Olivo ci tiene a sottolineare che il principio di sussidiarietà dovrebbe essere rafforzato e non indebolito dato che il servizio di visura e gestione del registro delle imprese ha ormai assunto un valore giuridico, amministrativo e di controllo apprezzato anche dagli organi di Pubblica Sicurezza che riescono in tempi rapidi a ricostruire la storia di un’impresa e ad individuarne i soci con evidenti vantaggi per i clienti, i consumatori e la collettività in contrasto a corruzione e a infiltrazioni mafiose.

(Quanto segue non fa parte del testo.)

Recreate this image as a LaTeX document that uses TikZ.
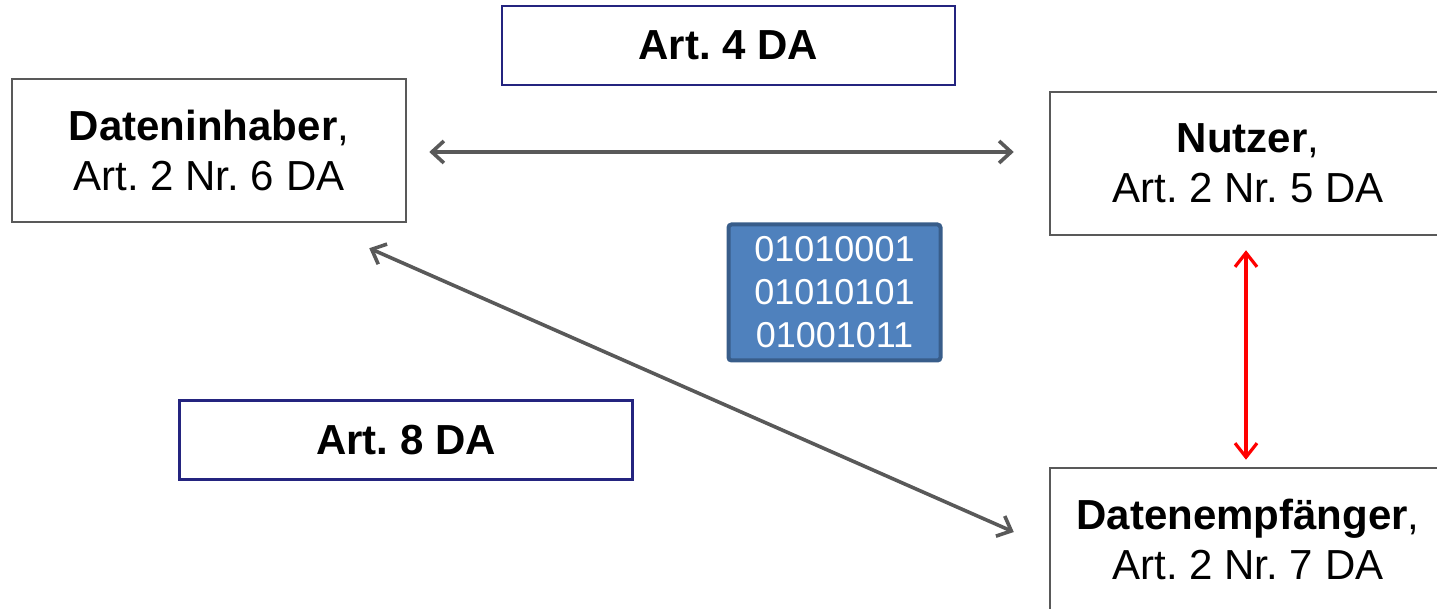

Tale efficienza non sarebbe raggiungibile con la centralizzazione del sistema a livello statale ministeriale.

Premesso che la riforma dell’organizzazione, delle indennità dei componenti e dei trasferimenti dalla Regione verso la Camera di Commercio, deve passare per la revisione di un’apposita legge regionale, crediamo che gli aspetti discussi nell’incontro pongano dei seri dubbi sull’utilità di un cambiamento, quello voluto dal Governo Renzi, basato più su argomentazioni finanziarie e di accentramento di funzioni a livello statale con tutti i risvolti negativi di mancato supporto alle piccole e medie imprese e di indebolimento di controllo e efficienza.

Attendiamo di conoscere le proposte delle altre forze politiche e delle varie associazioni in lotta per la direzione dell’ente ma evidenziamo l’importanza e l’urgenza della riforma della Camera di Commercio nel senso della diminuzione dei suoi costi, il suo rafforzamento nelle relazioni con le associazioni delle piccole e medie imprese, la promozione di una sempre maggiore efficienza in confronto all’apparato pubblico provinciale, l’aumento dei servizi offerti a costi minori per permettere alle imprese trentine di poter competere con le altre concorrenti europee e mondiali, la contrarietà a togliere funzioni all’ente per permettere alla Provincia di creare altre società controllate o partecipate, la competenza di includere anche il settore del turismo che finora è rimasto un tabù a esclusivo appannaggio della Provincia con evidenti distorsioni, sprechi e inefficienze.